Монашка Елшина писала: «В 23-м году псаломщица Паршукова ночью уносила из монастыря корзину…, там были мешочки чем-то наполненные. Она до 1932 года жила в Тобольске».
Бывшая монашка могла знать многое, поскольку после смерти игуменьи заняла её место в монастыре.
Вот о чём она поведала на допросе. «Примерно в 27–28 году на имя Паршуковой пришло письмо из Эстонии. Я письмо то вскрыла. В нём Волков (бывший камердинер) извещал её… Я это письмо, через знакомую коммунистку, передала в ГПУ с условием, чтобы после прочтения вернулось ко мне… Я здесь имела цель завязать с Волковым связь…, а ГПУ бы за этим следило».

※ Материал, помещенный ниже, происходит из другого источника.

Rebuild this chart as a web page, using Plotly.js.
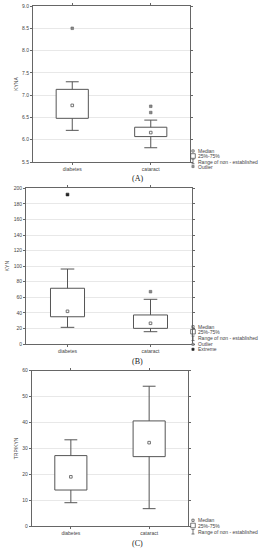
<!DOCTYPE html>
<html>
<head>
<meta charset="utf-8">
<script src="https://cdn.plot.ly/plotly-3.0.1.min.js"></script>
<style>
html,body{margin:0;padding:0;background:#fff;}
#chart{width:274px;height:550px;}
</style>
</head>
<body>
<div id="chart"></div>
<script>
// ---- data ----
const categories = ["diabetes", "cataract"];

// Panel A: KYNA
const kynaMin = [6.21, 5.82];
const kynaQ1 = [6.48, 6.07];
const kynaMedian = [6.77, 6.16];
const kynaQ3 = [7.13, 6.28];
const kynaMax = [7.30, 6.44];
const kynaOutlierCat = ["diabetes", "cataract", "cataract"];
const kynaOutlierVal = [8.5, 6.75, 6.61];

// Panel B: KYN
const kynMin = [21.4, 15.8];
const kynQ1 = [35.0, 20.1];
const kynMedian = [42.0, 26.6];
const kynQ3 = [71.6, 37.3];
const kynMax = [96.3, 57.4];
const kynOutlierCat = ["cataract"];
const kynOutlierVal = [67.2];
const kynExtremeCat = ["diabetes"];
const kynExtremeVal = [192];

// Panel C: TRP/KYN
const ratioMin = [9.0, 6.7];
const ratioQ1 = [13.9, 26.8];
const ratioMedian = [19.0, 32.2];
const ratioQ3 = [27.2, 40.6];
const ratioMax = [33.3, 54.0];

const yTicksA = [5.5, 6.0, 6.5, 7.0, 7.5, 8.0, 8.5, 9.0];
const yTicksB = [0, 20, 40, 60, 80, 100, 120, 140, 160, 180, 200];
const yTicksC = [0, 10, 20, 30, 40, 50, 60];

// ---- styling helpers ----
const LC = "#555";
const FONT = "Liberation Sans, Arial, sans-serif";
const W = 274, H = 550;
const px = x => x / W;
const py = y => 1 - y / H;

function boxTrace(xa, ya, mn, q1, med, q3, mx) {
  return {
    type: "box", xaxis: xa, yaxis: ya, x: categories,
    q1: q1, median: med, q3: q3, lowerfence: mn, upperfence: mx,
    boxpoints: false, width: 0.41, whiskerwidth: 0.4,
    line: {color: LC, width: 1}, fillcolor: "#fff", hoverinfo: "skip", showlegend: false
  };
}
function medTrace(xa, ya, med) {
  return {type: "scatter", mode: "markers", xaxis: xa, yaxis: ya, x: categories, y: med,
    marker: {symbol: "square-open", size: 2.6, color: "#666", line: {width: 0.9, color: "#666"}}, showlegend: false, hoverinfo: "skip"};
}
function outTrace(xa, ya, cats, vals) {
  return {type: "scatter", mode: "markers", xaxis: xa, yaxis: ya, x: cats, y: vals,
    marker: {symbol: "square", size: 2.6, color: "#888", line: {width: 0.6, color: "#666"}}, showlegend: false, hoverinfo: "skip"};
}
function extTrace(xa, ya, cats, vals) {
  return {type: "scatter", mode: "markers", xaxis: xa, yaxis: ya, x: cats, y: vals,
    marker: {symbol: "square", size: 2.8, color: "#222", line: {width: 0.6, color: "#222"}}, showlegend: false, hoverinfo: "skip"};
}

const data = [
  boxTrace("x", "y", kynaMin, kynaQ1, kynaMedian, kynaQ3, kynaMax),
  medTrace("x", "y", kynaMedian),
  outTrace("x", "y", kynaOutlierCat, kynaOutlierVal),
  boxTrace("x2", "y2", kynMin, kynQ1, kynMedian, kynQ3, kynMax),
  medTrace("x2", "y2", kynMedian),
  outTrace("x2", "y2", kynOutlierCat, kynOutlierVal),
  extTrace("x2", "y2", kynExtremeCat, kynExtremeVal),
  boxTrace("x3", "y3", ratioMin, ratioQ1, ratioMedian, ratioQ3, ratioMax),
  medTrace("x3", "y3", ratioMedian),
];

const tickFont = {family: FONT, size: 5, color: "#444"};
function xax(dom, anchor) {
  return {domain: dom, anchor: anchor, type: "category", categoryarray: categories, range: [-0.5, 1.5],
    showline: true, mirror: "ticks", linecolor: "#666", linewidth: 1, ticks: "outside", ticklen: 2, tickcolor: "#666",
    tickfont: tickFont, showgrid: false, zeroline: false, fixedrange: true};
}
function yax(dom, anchor, range, ticks, fmt, title) {
  return {domain: dom, anchor: anchor, range: range, tickvals: ticks, tickformat: fmt,
    showline: true, mirror: "ticks", linecolor: "#666", linewidth: 1, ticks: "outside", ticklen: 2, tickcolor: "#666",
    tickfont: tickFont, showgrid: true, gridcolor: "#e8e8e8", gridwidth: 1, zeroline: false, fixedrange: true,
    title: {text: title, font: {family: FONT, size: 5, color: "#444"}, standoff: 3}};
}

const annotations = [];
const shapes = [];
function legText(x, y, t) {
  annotations.push({xref: "paper", yref: "paper", x: px(x), y: py(y), text: t, showarrow: false,
    xanchor: "left", yanchor: "middle", font: {family: FONT, size: 5, color: "#444"}});
}
function legMedian(x, y) { shapes.push({type: "rect", xref: "paper", yref: "paper", x0: px(x - 1.1), x1: px(x + 1.1), y0: py(y + 1.1), y1: py(y - 1.1), line: {color: LC, width: 0.8}}); }
function legBox(x, y) { shapes.push({type: "rect", xref: "paper", yref: "paper", x0: px(x - 2.3), x1: px(x + 2.3), y0: py(y + 2.3), y1: py(y - 2.3), line: {color: LC, width: 0.8}}); }
function legRange(x, y) {
  shapes.push({type: "line", xref: "paper", yref: "paper", x0: px(x), x1: px(x), y0: py(y + 2.3), y1: py(y - 2.3), line: {color: LC, width: 0.8}});
  shapes.push({type: "line", xref: "paper", yref: "paper", x0: px(x - 1.5), x1: px(x + 1.5), y0: py(y + 2.3), y1: py(y + 2.3), line: {color: LC, width: 0.8}});
  shapes.push({type: "line", xref: "paper", yref: "paper", x0: px(x - 1.5), x1: px(x + 1.5), y0: py(y - 2.3), y1: py(y - 2.3), line: {color: LC, width: 0.8}});
}
function legOutlier(x, y) { shapes.push({type: "rect", xref: "paper", yref: "paper", x0: px(x - 1.1), x1: px(x + 1.1), y0: py(y + 1.1), y1: py(y - 1.1), line: {color: "#666", width: 0.6}, fillcolor: "#999"}); }
function legExtreme(x, y) { shapes.push({type: "rect", xref: "paper", yref: "paper", x0: px(x - 1.1), x1: px(x + 1.1), y0: py(y + 1.1), y1: py(y - 1.1), line: {color: "#222", width: 0.6}, fillcolor: "#222"}); }

const lx = 193, tx = 196;
// legend A
legMedian(lx, 151); legText(tx, 151, "Median");
legBox(lx, 156); legText(tx, 156, "25%-75%");
legRange(lx, 161.5); legText(tx, 161.5, "Range of non - established");
legOutlier(lx, 166.5); legText(tx, 166.5, "Outlier");
// legend B
legMedian(lx, 326.7); legText(tx, 326.7, "Median");
legBox(lx, 331.7); legText(tx, 331.7, "25%-75%");
legRange(lx, 338.3); legText(tx, 338.3, "Range of non - established");
legOutlier(lx, 344.3); legText(tx, 344.3, "Outlier");
legExtreme(lx, 349.3); legText(tx, 349.3, "Extreme");
// legend C
legMedian(lx, 520.3); legText(tx, 520.3, "Median");
legBox(lx, 525.5); legText(tx, 525.5, "25%-75%");
legRange(lx, 531.7); legText(tx, 531.7, "Range of non - established");

// panel labels
[["(A)", 178], ["(B)", 361.5], ["(C)", 543]].forEach(([t, y]) => {
  annotations.push({xref: "paper", yref: "paper", x: px(137), y: py(y), text: t, showarrow: false,
    xanchor: "center", yanchor: "middle", font: {family: "Liberation Serif, serif", size: 8, color: "#222"}});
});

const layout = {
  width: W, height: H, margin: {l: 0, r: 0, t: 0, b: 0},
  paper_bgcolor: "#fff", plot_bgcolor: "#fff", showlegend: false,
  xaxis: xax([px(33), px(190)], "y"),
  yaxis: yax([py(162), py(6)], "x", [5.5, 9.0], yTicksA, ".1f", "KYNA"),
  xaxis2: xax([px(26), px(192)], "y2"),
  yaxis2: yax([py(344), py(188.3)], "x2", [0, 200], yTicksB, "d", "KYN"),
  xaxis3: xax([px(31.7), px(188.3)], "y3"),
  yaxis3: yax([py(526), py(370.7)], "x3", [0, 60], yTicksC, "d", "TRP/KYN"),
  annotations: annotations, shapes: shapes
};

// The reference marks the median with a small square only, so drop the
// full-width median stroke from each drawn box outline.
function hideMedianLines() {
  document.querySelectorAll(".boxlayer path.box").forEach(p => {
    const d = p.getAttribute("d");
    if (!d) return;
    const parts = d.split("M").filter(s => s.length);
    const boxPart = parts.find(s => s.indexOf("Z") >= 0 || (s.match(/[VH]/g) || []).length >= 3);
    if (!boxPart) return;
    const nums = boxPart.match(/-?[\d.]+(e-?\d+)?/g).map(Number);
    // box x extent: first x and the H value
    const hMatch = boxPart.match(/H(-?[\d.]+)/);
    const bx0 = nums[0], bx1 = hMatch ? Number(hMatch[1]) : null;
    const boxW = bx1 !== null ? Math.abs(bx1 - bx0) : null;
    const kept = parts.filter(s => {
      const m = s.match(/^(-?[\d.]+),(-?[\d.]+)H(-?[\d.]+)$/);
      if (!m || boxW === null) return true;
      const w = Math.abs(Number(m[3]) - Number(m[1]));
      return Math.abs(w - boxW) > 0.5;
    });
    p.setAttribute("d", kept.map(s => "M" + s).join(""));
  });
}

Plotly.newPlot("chart", data, layout, {staticPlot: true, displayModeBar: false}).then(hideMedianLines);
</script>
</body>
</html>
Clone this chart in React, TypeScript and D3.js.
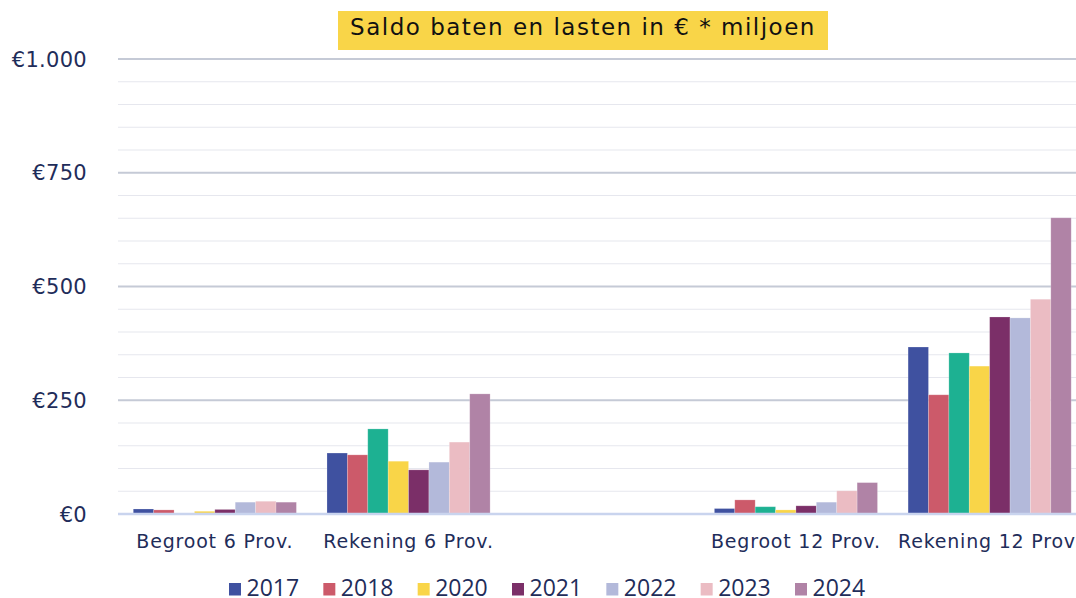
import { useEffect, useRef } from 'react';
import * as d3 from 'd3';

// categories (the third slot is empty in the source chart)
const categories = ['Begroot 6 Prov.', 'Rekening 6 Prov.', '', 'Begroot 12 Prov.', 'Rekening 12 Prov.'];
const years = ['2017', '2018', '2019', '2020', '2021', '2022', '2023', '2024'];
const legendYears = ['2017', '2018', '2020', '2021', '2022', '2023', '2024'];

const v2017 = [11, 134, null, 12, 367];
const v2018 = [9, 130, null, 31, 262];
const v2019 = [2, 187, null, 16, 354];
const v2020 = [6, 116, null, 9, 325];
const v2021 = [10, 97, null, 18, 433];
const v2022 = [26, 114, null, 26, 431];
const v2023 = [28, 158, null, 51, 472];
const v2024 = [26, 264, null, 69, 651];
const seriesValues = [v2017, v2018, v2019, v2020, v2021, v2022, v2023, v2024];

const yTicks = [0, 250, 500, 750, 1000];

const colors: Record<string, string> = {
  '2017': '#3f51a0',
  '2018': '#cc5a6a',
  '2019': '#1db192',
  '2020': '#f9d548',
  '2021': '#7b2f68',
  '2022': '#b3b9da',
  '2023': '#ebbcc3',
  '2024': '#b083a6',
};

const W = 1076;
const H = 598;
const FONT = '"DejaVu Sans", sans-serif';
const LEGEND_FONT = '"Open Sans", sans-serif';
const INK = '#1f2d5a';

const SaldoChart = () => {
  const svgRef = useRef<SVGSVGElement>(null);

  useEffect(() => {
    if (!svgRef.current) return;
    const svg = d3.select(svgRef.current);
    svg.selectAll('*').remove();

    const x0 = d3.scaleBand<number>()
      .domain(categories.map((_, i) => i))
      .range([118, 1086.5]);

    // 8 bars per group, centred in the band
    const x1 = d3.scaleBand<string>()
      .domain(years)
      .range([0, x0.bandwidth()])
      .paddingInner(0)
      .paddingOuter(0.75);

    const y = d3.scaleLinear().domain([0, 1000]).range([514, 59]);

    // minor grid
    const minor = d3.range(0, 1001, 50).filter(d => d % 250 !== 0);
    svg.append('g').selectAll('line')
      .data(minor)
      .enter()
      .append('line')
      .attr('x1', 118).attr('x2', W)
      .attr('y1', d => y(d)).attr('y2', d => y(d))
      .attr('stroke', '#e6e7ee')
      .attr('stroke-width', 1.2);

    // major grid
    svg.append('g').selectAll('line')
      .data(yTicks.filter(d => d > 0))
      .enter()
      .append('line')
      .attr('x1', 118).attr('x2', W)
      .attr('y1', d => y(d)).attr('y2', d => y(d))
      .attr('stroke', '#c5cad6')
      .attr('stroke-width', 2);

    // y labels
    const fmt = (d: number) => '€' + d3.format(',')(d).replace(/,/g, '.');
    svg.append('g').selectAll('text')
      .data(yTicks)
      .enter()
      .append('text')
      .attr('x', 87)
      .attr('y', d => y(d))
      .attr('dy', '0.36em')
      .attr('text-anchor', 'end')
      .attr('font-family', FONT)
      .attr('font-size', 21)
      .attr('letter-spacing', 0.3)
      .attr('fill', INK)
      .text(d => fmt(d));

    // bars
    const groups = svg.append('g').selectAll('g')
      .data(years)
      .enter()
      .append('g')
      .attr('fill', d => colors[d]);

    groups.selectAll('rect')
      .data((yr, si) => seriesValues[si].map((v, ci) => ({ yr, v, ci })).filter(d => d.v != null))
      .enter()
      .append('rect')
      .attr('x', d => (x0(d.ci) ?? 0) + (x1(d.yr) ?? 0))
      .attr('width', x1.bandwidth())
      .attr('y', d => y(d.v as number))
      .attr('height', d => y(0) - y(d.v as number))
      .attr('stroke', 'rgba(255,255,255,0.25)')
      .attr('stroke-width', 0.8);

    // baseline
    svg.append('line')
      .attr('x1', 118).attr('x2', W)
      .attr('y1', y(0)).attr('y2', y(0))
      .attr('stroke', '#c9d4ee')
      .attr('stroke-width', 2.5);

    // category labels
    svg.append('g').selectAll('text')
      .data(categories)
      .enter()
      .append('text')
      .attr('x', (_, i) => (x0(i) ?? 0) + x0.bandwidth() / 2)
      .attr('y', 548)
      .attr('text-anchor', 'middle')
      .attr('font-family', FONT)
      .attr('font-size', 19)
      .attr('letter-spacing', 0.8)
      .attr('fill', INK)
      .text(d => d);

    // title
    const title = svg.append('g');
    title.append('rect')
      .attr('x', 338).attr('y', 11)
      .attr('width', 490).attr('height', 39)
      .attr('fill', '#f9d548');
    title.append('text')
      .attr('x', 583).attr('y', 35)
      .attr('text-anchor', 'middle')
      .attr('font-family', FONT)
      .attr('font-size', 23)
      .attr('letter-spacing', 1.5)
      .attr('fill', '#111')
      .text('Saldo baten en lasten in € * miljoen');

    // legend
    const lx = d3.scalePoint<string>().domain(legendYears).range([229, 795]);
    const leg = svg.append('g').selectAll('g')
      .data(legendYears)
      .enter()
      .append('g')
      .attr('transform', d => `translate(${lx(d)},589)`);
    leg.append('rect')
      .attr('x', 0).attr('y', -6)
      .attr('width', 12).attr('height', 12.5)
      .attr('fill', d => colors[d]);
    leg.append('text')
      .attr('x', 17.5)
      .attr('y', 7)
      .attr('font-family', LEGEND_FONT)
      .attr('font-size', 23)
      .attr('fill', INK)
      .text(d => d);
  }, []);

  return (
    <div style={{ position: 'absolute', left: 0, top: 0, width: W, height: H, overflow: 'hidden', background: '#fff' }}>
      <svg ref={svgRef} width={W} height={H} style={{ display: 'block' }}></svg>
    </div>
  );
};

export default function App() {
  return <SaldoChart />;
}
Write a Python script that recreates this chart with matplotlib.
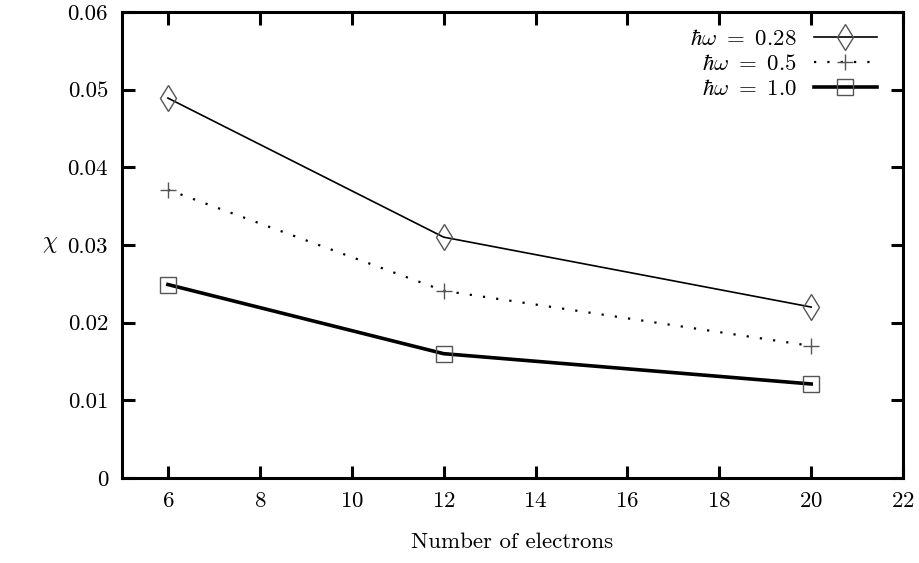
import numpy as np
import matplotlib
matplotlib.use("Agg")
import matplotlib.pyplot as plt

plt.rcParams['font.family'] = 'serif'
plt.rcParams['font.serif'] = ['cmr10', 'DejaVu Serif']
plt.rcParams['mathtext.fontset'] = 'cm'
plt.rcParams['axes.formatter.use_mathtext'] = True

# data
electrons = [6, 12, 20]
chi_028 = [0.0489, 0.0310, 0.0220]
chi_05 = [0.0371, 0.0241, 0.0170]
chi_10 = [0.0249, 0.0160, 0.0121]
labels = [r'$\hbar\omega\ =\ 0.28$', r'$\hbar\omega\ =\ 0.5$', r'$\hbar\omega\ =\ 1.0$']

fig = plt.figure(figsize=(9.2, 5.63), dpi=100)
ax = fig.add_axes([0.1326, 0.151, 0.849, 0.828])

mk = dict(markerfacecolor='none', markeredgecolor='#555555', markeredgewidth=1.0)
ax.plot(electrons, chi_028, color='black', lw=1.2, marker='d', markersize=13.5, label=labels[0], **mk)
ax.plot(electrons, chi_05, color='black', lw=1.6, linestyle=(0, (1, 5)), marker='+', markersize=12,
        label=labels[1], **mk)
ax.plot(electrons, chi_10, color='black', lw=2.6, marker='s', markersize=11.5, label=labels[2], **mk)

ax.set_xlim(5, 22)
ax.set_ylim(0, 0.06)
ax.set_xticks(np.arange(6, 23, 2))
ax.set_yticks(np.arange(0, 0.061, 0.01))
ax.set_yticklabels(['0', '0.01', '0.02', '0.03', '0.04', '0.05', '0.06'])

for s in ax.spines.values():
    s.set_linewidth(2.2)
ax.tick_params(direction='in', length=9, width=2.2, top=True, right=True, labelsize=16.5, pad=10)

ax.set_xlabel('Number of electrons', fontsize=16.5, labelpad=15)
ax.set_ylabel(r'$\chi$', fontsize=17, rotation=0, va='center', ha='center')
ax.yaxis.set_label_coords(-0.092, 0.502)

leg = ax.legend(loc='upper right', bbox_to_anchor=(877 / 920, 1 - 29 / 563), bbox_transform=fig.transFigure,
                frameon=False, markerfirst=False, fontsize=16.5, handlelength=2.75, borderpad=0,
                borderaxespad=0, labelspacing=0.22, handletextpad=0.75)

fig.savefig('out.png', dpi=100)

Кирпичников, который по его словам «при живности Николая Романова в Тобольске был в близких отношениях с ними, пилил с ними дрова во время из прогулок», оказался мелким жуликом – В Екатеринбурге успел присвоить 15 мельхиоровых ложек, часть посуды с гербами и салфеток. Топил на допросах горничных, лакеев и фрейлин, среди которых чекисты при всём старании укрывателей шпаги и «ожерельев» не установили.
От семейства Васильевых проку тоже было немного, предусмотрел батюшка, что попадья болтлива, ввёл в курс событий приблизительно. А вот сокровища, вверенные полковнику Кобылицину были почти найдены, но и здесь произошла осечка. Здесь произошли поистине драматические события. Вот выписка из его дела.
«Гвардейский полковник Кобылицин, дворянин, фронтовик, был человек чести и долга. После февральской революции был назначен начальником гарнизона Царского Села… принимал активное участие в сокрытии интимностей в семье Романовых… прятании концов при обнаружении трупа Распутина… продолжал служить государю и императору верой и правдой, терпя грубости и нахальство охраны, он сделал для царской семьи всё, что мог, и не его вина в том, что недальновидные монархисты не обратились к нему, единственному человеку, который имел возможность организовать освобождение царской семьи…»
В 19 году Кобылинским предлагали уехать за границу. Отказался. Расстрелян в 27-м. В 34-м вместо полковника пришлось отвечать его жене. О чём она могла свидетельствовать через столько лет?
«В шкатулке увидела «сплошную светящуюся массу» весом «не меньше двух килограммов». Нет, не заметила ни диадем, ни царской звезды.
От неё добивались выдачи списка драгоценностей. Отпускали из следственного изолятора и вновь забирали, стараясь вытрясти из неё хоть какие-то сведения, пригодные для продвижения поисков. Ведь от действительных держателей тайны уже трудно было что-то вытянуть. Константин Иванович Печкос лежал в больнице после попытки самоубийства, его жена покончила с собой более «успешно». Поляка откачали и, дав время очухаться, вновь повели на допрос. Тот не стал запираться и вскоре признался в том, что действительно получил от полковника пакет, шпагу и кинжалы. Сказал, что замуровал всё в стене дома собственного брата на шестом этаже. Мол, там и царское и братово имущество спрятано. Четыре дня следователи ломали стены дома на Надеждинской улице. Печкос же, присутствовавший при этом действе в качестве свидетеля, улучил момент и выпрыгнул в окно. Разбился, но остался жив. После всех мытарств его всё же выпустили под подписку о невыезде. Следили за ним до конца 60-х годов. Ведь должен же был бывший предприниматель сделать попытку баснословно обогатиться! Не обогатился, не нарушил слова, так и унёс тайну в могилу!
Всех прочих фигурантов по делу также освободили, но свободу передвижений их ограничили. Само дело о поисках царских сокровищ сдали в архив, поскольку «представляет оперативную ценность», но «в настоящее время использовано быть не может». Фактически, кроме части ценностей отобранных у Корнилова ничего больше не было найдено.